Malgré des choix narratifs douteux, l'intrigue demeure digne de respect. Vers 1970, la découverte d'un cylindre d'origine extraterrestre est associée à l'explosion de la Toungouska en 1908. Il contient un message et serait d'origine vénusienne. Le bloc socialiste décide d'envoyer une mission internationale sur Vénus pour en apprendre plus en utilisant une nouvelle fusée, le Cosmocrator, qui a tout juste assez d'avance sur sa concurrente étatsunienne pour qu'un savant des États-Unis, Hawling, soit obligé de se joindre à l'équipage. En chemin, le décodage du message révèle que les Vénusiens planifiaient l'extermination de l'humanité et la conquête de la Terre. Sur Vénus, les explorateurs découvrent les restes d'une civilisation disparue, qui s'est détruite elle-même dans une catastrophe nucléaire totale.

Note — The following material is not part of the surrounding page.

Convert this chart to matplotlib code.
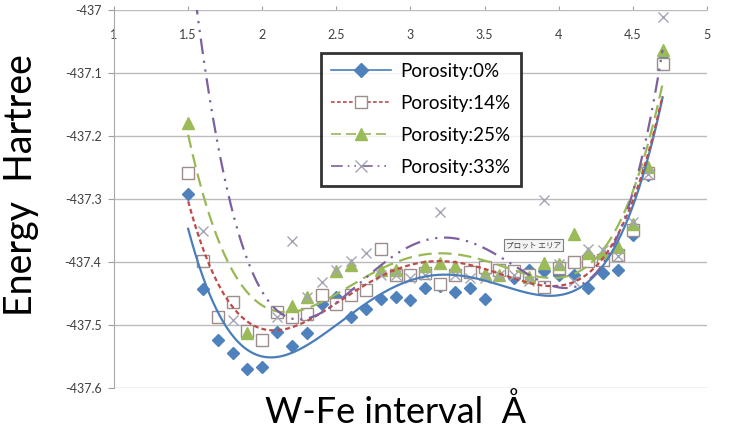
import numpy as np
import matplotlib
matplotlib.use("Agg")
import matplotlib.pyplot as plt
from matplotlib.lines import Line2D

nan = np.nan

# W-Fe interval (Angstrom)
x_vals = [1.5, 1.6, 1.7, 1.8, 1.9, 2.0, 2.1, 2.2, 2.3, 2.4, 2.5, 2.6, 2.7, 2.8,
          2.9, 3.0, 3.1, 3.2, 3.3, 3.4, 3.5, 3.6, 3.7, 3.8, 3.9, 4.0, 4.1, 4.2,
          4.3, 4.4, 4.5, 4.6, 4.7]

# Energy (Hartree) per porosity
por0 = [-437.292, -437.443, -437.523, -437.545, -437.570, -437.567, -437.511,
        -437.533, -437.512, -437.466, -437.455, -437.488, -437.475, -437.459,
        -437.456, -437.460, -437.442, -437.438, -437.447, -437.441, -437.459,
        -437.412, -437.425, -437.412, -437.415, -437.420, -437.421, -437.442,
        -437.417, -437.413, -437.357, -437.262, -437.078]
por14 = [-437.258, -437.398, -437.488, -437.464, -437.510, -437.524, -437.480,
         -437.488, -437.483, -437.453, -437.467, -437.453, -437.444, -437.380,
         -437.421, -437.420, -437.417, -437.435, -437.420, -437.416, -437.408,
         -437.413, -437.414, -437.420, -437.440, -437.410, -437.400, -437.398,
         -437.397, -437.389, -437.349, -437.259, -437.085]
por25 = [-437.179, nan, nan, nan, -437.513, nan, nan,
         -437.470, -437.456, nan, -437.414, -437.405, nan, -437.412,
         -437.412, nan, -437.406, -437.402, -437.407, nan, -437.419,
         -437.421, nan, -437.424, -437.402, -437.403, -437.356, -437.386,
         -437.385, -437.376, -437.339, -437.249, -437.063]
por33 = [-436.600, -437.350, nan, -437.492, nan, nan, -437.488,
         -437.367, -437.455, -437.431, -437.412, -437.398, -437.386, -437.420,
         -437.420, -437.425, -437.420, -437.320, -437.420, -437.425, -437.425,
         -437.420, -437.420, -437.430, -437.302, -437.403, -437.430, -437.380,
         -437.381, -437.390, -437.336, -437.260, -437.011]

labels = ["Porosity:0%", "Porosity:14%", "Porosity:25%", "Porosity:33%"]
x_ticks = [1, 1.5, 2, 2.5, 3, 3.5, 4, 4.5, 5]
x_ticklabels = ["1", "1.5", "2", "2.5", "3", "3.5", "4", "4.5", "5"]
y_ticks = [-437.6, -437.5, -437.4, -437.3, -437.2, -437.1, -437.0]
y_ticklabels = ["-437.6", "-437.5", "-437.4", "-437.3", "-437.2", "-437.1", "-437"]
trend_order = 4

plt.rcParams["font.family"] = ["Lato", "DejaVu Sans"]

fig = plt.figure(figsize=(7.29, 4.37), dpi=100)
ax = fig.add_axes([0.1564, 0.1121, 0.8134, 0.8650])

styles = [
    dict(line="#4a7ebb", ls="-", marker="D", mfc="#4f81bd", mec="#4f81bd", ms=6),
    dict(line="#be4b48", ls=(0, (2.2, 1.4)), marker="s", mfc="white", mec="#9c8c8c", ms=8),
    dict(line="#98b954", ls=(0, (6, 3)), marker="^", mfc="#9bbb59", mec="#9bbb59", ms=8),
    dict(line="#7d60a0", ls=(0, (7, 3, 1, 3, 1, 3)), marker="x", mfc="none", mec="#a4a4b4", ms=7),
]

xs = np.array(x_vals)
xf = np.linspace(1.5, 4.7, 400)
handles = []
for series, st, lab in zip([por0, por14, por25, por33], styles, labels):
    ys = np.array(series, dtype=float)
    m = ~np.isnan(ys)
    ax.plot(xs[m], ys[m], linestyle="none", marker=st["marker"], mfc=st["mfc"],
            mec=st["mec"], ms=st["ms"], mew=1.0, zorder=3, clip_on=True)
    coef = np.polyfit(xs[m], ys[m], trend_order)
    ax.plot(xf, np.polyval(coef, xf), color=st["line"], ls=st["ls"], lw=1.6, zorder=4)
    handles.append(Line2D([], [], color=st["line"], ls=st["ls"], lw=1.2,
                          marker=st["marker"], mfc=st["mfc"], mec=st["mec"],
                          ms=st["ms"] + 1, mew=1.0))

ax.set_xlim(1, 5)
ax.set_ylim(-437.6, -437.0)
ax.set_yticks(y_ticks)
ax.set_yticklabels(y_ticklabels)
ax.set_xticks(x_ticks)
ax.set_xticklabels(x_ticklabels)
ax.xaxis.set_ticks_position("top")
ax.tick_params(axis="x", direction="out", length=3, color="#a0a0a0",
               labelsize=9, labelcolor="#404040", pad=-25)
ax.tick_params(axis="y", direction="out", length=4, color="#a0a0a0",
               labelsize=9, labelcolor="#404040", pad=5)
ax.grid(axis="y", color="#bcbcbc", lw=1.0)
ax.set_axisbelow(True)
for s in ["right", "bottom", "top"]:
    ax.spines[s].set_visible(False)
ax.spines["left"].set_color("#a8a8a8")

leg = ax.legend(handles, labels, loc="upper left", bbox_to_anchor=(0.333, 0.912),
                fontsize=13.5, frameon=True, fancybox=False, handlelength=3.2,
                handletextpad=0.5, labelspacing=0.8, borderpad=0.55)
leg.get_frame().set_edgecolor("black")
leg.get_frame().set_linewidth(2.0)
leg.set_zorder(10)

ax.text(0.661, 0.378, "プロット エリア", transform=ax.transAxes, fontsize=5.5,
        family=["Noto Sans CJK JP", "DejaVu Sans"], va="center", ha="left",
        color="#404040",
        bbox=dict(boxstyle="square,pad=0.25", fc="#f4f4f4", ec="#808080", lw=0.8))

ax.set_xlabel("W-Fe interval  Å", fontsize=26)
ax.xaxis.set_label_position("bottom")
ax.xaxis.set_label_coords(0.4755, -0.015)
ax.set_ylabel("Energy  Hartree", fontsize=27)
ax.yaxis.set_label_coords(-0.126, 0.537)

fig.savefig("out.png", dpi=100)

La première moitié du film est plutôt didactique, car les événements sont racontés (par une voix off) plutôt que montrés. On rencontre les membres de l'équipage international de huit personnes, qui comprend un capitaine russe, un ingénieur polonais du nom de Soltyk qui est cybernéticien (petit clin d'œil à Lem?) et qui a construit un robot mobile sur chenillettes appelé Oméga, un linguiste chinois, un autre de l'Inde, un pilote allemand, un physicien étatsunien et, comme médecin, une Japonaise, Sumiko, dont la mère est morte à Hiroshima. Le personnage africain, Talua, semble surtout affecté aux communications — ce qui peut rappeler le rôle dévolu à Uhura dans Star Trek, quelques années plus tard... (Une journaliste du nom de Jeanne Moreau apparaît brièvement, mais je n'ai pas pu déterminer s'il s'agit de l'actrice française. En revanche, Yves Montand et Simone Signoret avaient été pressentis avant de refuser.)

Le compte à rebours (qui rend hommage à la tradition inaugurée dans le précédent film de science-fiction tourné en Allemagne, Frau im Mond de Lang en 1928) lance la fusée dans l'espace et met aussi sur orbite le film, qui commence enfin à devenir plus intéressant. La réalisation de Kurt Maetzig (1911-?) est assez ordinaire, ainsi que la fusée et les costumes (les combinaisons spatiales — en cuir? — semblent assez primitives). En revanche, les décors vénusiens et les effets spéciaux sont des plus originaux. Le film exploite le procédé Schüfftan, qui permet d'intégrer les acteurs dans des décors artificiels de plus petite taille.

C'est relativement efficace, mais ce qui frappe surtout, c'est le style des décors, qui doit sans doute quelque chose aux recherches d'artistes comme Max Ernst ou Yves Tanguy dans le cadre du surréalisme et de l'expressionnisme. En science-fiction, on pense plutôt aux illustrations de Richard M. Powers aux États-Unis, qui avait commencé à creuser cette veine vers 1953. Et les deux tours penchées (voir l'illustration originale d'Alfred Hirschmeier à droite) qui se trouvent au cœur du centre de commandement vénusien rappellent assez le projet de Vladimir Tatline pour un monument à la IIIe Internationale (ce qui pourrait introduire une note subversive dans ce qui est ouvertement un film pro-communiste...). La « super-science » invoquée pour expliquer le fonctionnement de l'arme vénusienne destinée à exterminer toute vie humaine sur Terre a aussi quelque chose d'assez baroque pour amuser.

Bref, même si on prend avec un grain de sel capitaliste les bonnes intentions du film, on peut admirer les décors et goûter un film qui s'insère assez bien dans l'histoire de la science-fiction à l'écran entre Planète interdite et Star Trek.